Adjusting trunion parallel to mitre slot
I picked up a new Incra mitre fence and as part of calibrating it I am checking my contractor saw allignments. I put a dial indicator on the arbor and there is almost no runout. I’m now doing the measurement of the same tooth at the front and back of the blade to check distance form the mitre slot, but, I have a question. This may be in the overkill anal category. Before I started this adjustment I put the dial indocator on the blade and started the saw (curious about what it would show). I was very careful to make sure everything was locked down and very stable so that there were no accidents. When I did that, the variation in the indcator was pretty extreme, about an overall swing of about 0.011, with 0.003 on one side of zero and 0.008 on the other. I’ve never read of anyone makng this measurement and I’m wondering if it is at all valid and should I worry about it. My concern is that if it is a problem, then adjusting the trunion doesn’t really help anything because of the overall slop in the blade travel.
George
Replies
Never thought of doing this, or heard of it being done, but I suspect that the smallest surface imperfection in the blade could cause the indicator to bounce. The return spring is not very strong, and not designed for high speed work. Did you notice if the larger vairation was on extension or retraction of the plunger? If it is on retraction, in other words, as the plunger is being pushed in, that would sorta confirm my theory. I would think the readings would be more accurate if you were turning the blade slowly by hand. And you would have to turn it by pulling on the belt or turning the motor pulley, with nothing but the indicator touching the blade, esp. not your hand, as that could deflect the blade.
Also, any measurement you do using more than just one marked spot on the blade could be measuring blade runout, even if your arbor is perfectly square to the slot. That is the reason you use that one spot to check with. Even if the blade is warped like a potato chip you are using the same point, so it travels in the same plane all the way around, given 0 arbor runout.
George,
I doubt your indications are valid but your concern is. I suspect the point of your indicator was bouncing. You can check for arbor run out by setting the indicator on a marked a spot on the blade and manually moving it to a different location. Unplug the saw, raise the blade as high as you can, mark a spot on the outer portion of the blade near the table at the back and put the point of the indicator there. Move the blade to where the marked point is at the front then see how much variation you get. The quality of saw blade plates vary and one plate is likely to wobble more than another. Some are just stamped out and others are precision ground for flatness. Having a flat saw plate is pretty important when trying to align the saw.

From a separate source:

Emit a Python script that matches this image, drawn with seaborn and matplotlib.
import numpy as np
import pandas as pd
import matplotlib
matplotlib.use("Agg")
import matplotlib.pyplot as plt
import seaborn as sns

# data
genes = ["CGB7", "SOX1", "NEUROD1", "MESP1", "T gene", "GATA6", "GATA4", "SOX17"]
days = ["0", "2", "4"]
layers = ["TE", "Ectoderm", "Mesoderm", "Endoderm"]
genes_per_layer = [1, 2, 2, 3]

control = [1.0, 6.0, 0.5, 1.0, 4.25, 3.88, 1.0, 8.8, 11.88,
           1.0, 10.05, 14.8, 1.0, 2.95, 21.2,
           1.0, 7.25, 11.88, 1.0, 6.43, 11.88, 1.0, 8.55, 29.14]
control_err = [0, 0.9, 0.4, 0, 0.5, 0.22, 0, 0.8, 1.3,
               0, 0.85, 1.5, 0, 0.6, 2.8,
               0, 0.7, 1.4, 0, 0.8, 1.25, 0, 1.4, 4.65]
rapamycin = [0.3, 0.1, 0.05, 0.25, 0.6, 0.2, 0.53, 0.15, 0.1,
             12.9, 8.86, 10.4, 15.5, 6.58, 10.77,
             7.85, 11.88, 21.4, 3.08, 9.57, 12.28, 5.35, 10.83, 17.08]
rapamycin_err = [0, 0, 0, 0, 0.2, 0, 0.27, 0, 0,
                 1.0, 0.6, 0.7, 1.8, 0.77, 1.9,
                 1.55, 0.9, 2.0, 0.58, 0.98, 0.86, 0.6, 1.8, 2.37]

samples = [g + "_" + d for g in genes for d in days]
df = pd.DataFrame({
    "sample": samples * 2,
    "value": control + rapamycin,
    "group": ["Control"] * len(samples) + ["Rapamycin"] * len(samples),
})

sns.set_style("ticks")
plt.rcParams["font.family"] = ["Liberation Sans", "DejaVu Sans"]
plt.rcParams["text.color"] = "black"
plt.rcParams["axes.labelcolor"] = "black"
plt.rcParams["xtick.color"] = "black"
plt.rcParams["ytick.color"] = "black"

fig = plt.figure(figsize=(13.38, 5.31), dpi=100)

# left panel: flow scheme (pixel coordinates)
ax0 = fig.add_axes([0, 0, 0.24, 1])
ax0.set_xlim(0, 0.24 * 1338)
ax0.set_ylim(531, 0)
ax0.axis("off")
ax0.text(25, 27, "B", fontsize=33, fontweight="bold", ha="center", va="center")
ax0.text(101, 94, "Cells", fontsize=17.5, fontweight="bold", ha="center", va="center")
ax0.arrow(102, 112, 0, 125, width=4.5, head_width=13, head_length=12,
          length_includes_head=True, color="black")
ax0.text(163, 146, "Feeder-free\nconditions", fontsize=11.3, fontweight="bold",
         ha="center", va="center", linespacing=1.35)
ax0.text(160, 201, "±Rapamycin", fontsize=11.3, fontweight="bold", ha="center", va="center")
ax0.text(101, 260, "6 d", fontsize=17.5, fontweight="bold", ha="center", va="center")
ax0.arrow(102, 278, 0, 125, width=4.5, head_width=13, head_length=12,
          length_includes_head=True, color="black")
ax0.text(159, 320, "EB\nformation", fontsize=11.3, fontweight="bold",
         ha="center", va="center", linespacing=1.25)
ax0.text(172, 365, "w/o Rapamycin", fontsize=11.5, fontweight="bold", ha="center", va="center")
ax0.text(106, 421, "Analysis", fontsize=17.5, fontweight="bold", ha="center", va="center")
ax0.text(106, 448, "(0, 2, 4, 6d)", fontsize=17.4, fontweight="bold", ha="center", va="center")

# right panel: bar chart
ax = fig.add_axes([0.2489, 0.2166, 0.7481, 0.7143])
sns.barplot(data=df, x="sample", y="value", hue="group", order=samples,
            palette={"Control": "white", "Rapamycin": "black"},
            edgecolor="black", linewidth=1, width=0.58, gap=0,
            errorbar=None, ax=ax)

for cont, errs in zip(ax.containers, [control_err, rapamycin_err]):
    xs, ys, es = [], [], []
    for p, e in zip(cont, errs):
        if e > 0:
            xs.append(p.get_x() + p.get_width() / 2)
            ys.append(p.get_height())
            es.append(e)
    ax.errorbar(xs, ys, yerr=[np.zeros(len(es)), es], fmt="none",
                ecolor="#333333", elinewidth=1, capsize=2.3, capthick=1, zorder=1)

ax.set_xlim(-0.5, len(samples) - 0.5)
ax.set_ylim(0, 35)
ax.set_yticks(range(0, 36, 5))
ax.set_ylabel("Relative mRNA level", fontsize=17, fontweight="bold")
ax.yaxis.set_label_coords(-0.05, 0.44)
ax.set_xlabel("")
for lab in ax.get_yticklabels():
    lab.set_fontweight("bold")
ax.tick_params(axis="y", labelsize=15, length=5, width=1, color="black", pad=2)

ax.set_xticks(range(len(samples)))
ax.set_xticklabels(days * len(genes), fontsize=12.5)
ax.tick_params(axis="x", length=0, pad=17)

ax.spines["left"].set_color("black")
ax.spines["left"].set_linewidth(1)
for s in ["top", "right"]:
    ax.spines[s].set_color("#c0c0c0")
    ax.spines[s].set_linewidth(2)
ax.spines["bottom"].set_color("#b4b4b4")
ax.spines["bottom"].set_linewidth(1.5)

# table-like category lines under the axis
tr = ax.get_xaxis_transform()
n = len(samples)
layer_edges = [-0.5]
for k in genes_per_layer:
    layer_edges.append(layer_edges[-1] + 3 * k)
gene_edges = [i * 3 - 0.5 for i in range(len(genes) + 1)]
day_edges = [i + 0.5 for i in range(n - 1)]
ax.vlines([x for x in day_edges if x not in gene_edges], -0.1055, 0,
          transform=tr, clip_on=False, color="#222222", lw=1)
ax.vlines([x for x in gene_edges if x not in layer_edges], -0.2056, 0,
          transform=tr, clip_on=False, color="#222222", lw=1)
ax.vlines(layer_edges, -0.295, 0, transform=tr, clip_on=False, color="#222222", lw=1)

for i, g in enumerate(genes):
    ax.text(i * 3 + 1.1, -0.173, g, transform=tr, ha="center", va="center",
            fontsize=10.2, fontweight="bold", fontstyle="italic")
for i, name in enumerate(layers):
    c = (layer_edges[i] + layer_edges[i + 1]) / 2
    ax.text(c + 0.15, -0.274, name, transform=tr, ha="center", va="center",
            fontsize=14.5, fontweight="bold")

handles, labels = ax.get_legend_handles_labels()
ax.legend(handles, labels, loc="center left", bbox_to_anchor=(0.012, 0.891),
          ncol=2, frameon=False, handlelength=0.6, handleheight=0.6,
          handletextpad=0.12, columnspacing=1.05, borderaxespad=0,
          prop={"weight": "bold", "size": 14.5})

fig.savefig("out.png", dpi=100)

Even the smoothest running saws vibrate. Your dial indicator test isn't telling you anything but that.
This is an odd way to check a running saw.
If you want to check how much wobble there is in the saw, rip a groove half way through the thickness of a piece of mdf and check the width of the groove against the width of the saw blade.
Higher quality saw blades are not just stamped or stamped and ground. They are tensioned by hammering the inner area of the blade to expand the metal so that the metal is in tension close to the arbor and in compression at the perimeter. The internal stress is relieved by centrifugal force when the blade turns, and it spins truer.
A contractor saw most likely has standard (ABEC 1) bearings in it, and these chatter. They chatter differently running free and running under load. It's not a machine tool, but then it doesn't need to be to do nice work for you. If it is doing nice work, write down what numbers are for diagnostic reference in the future.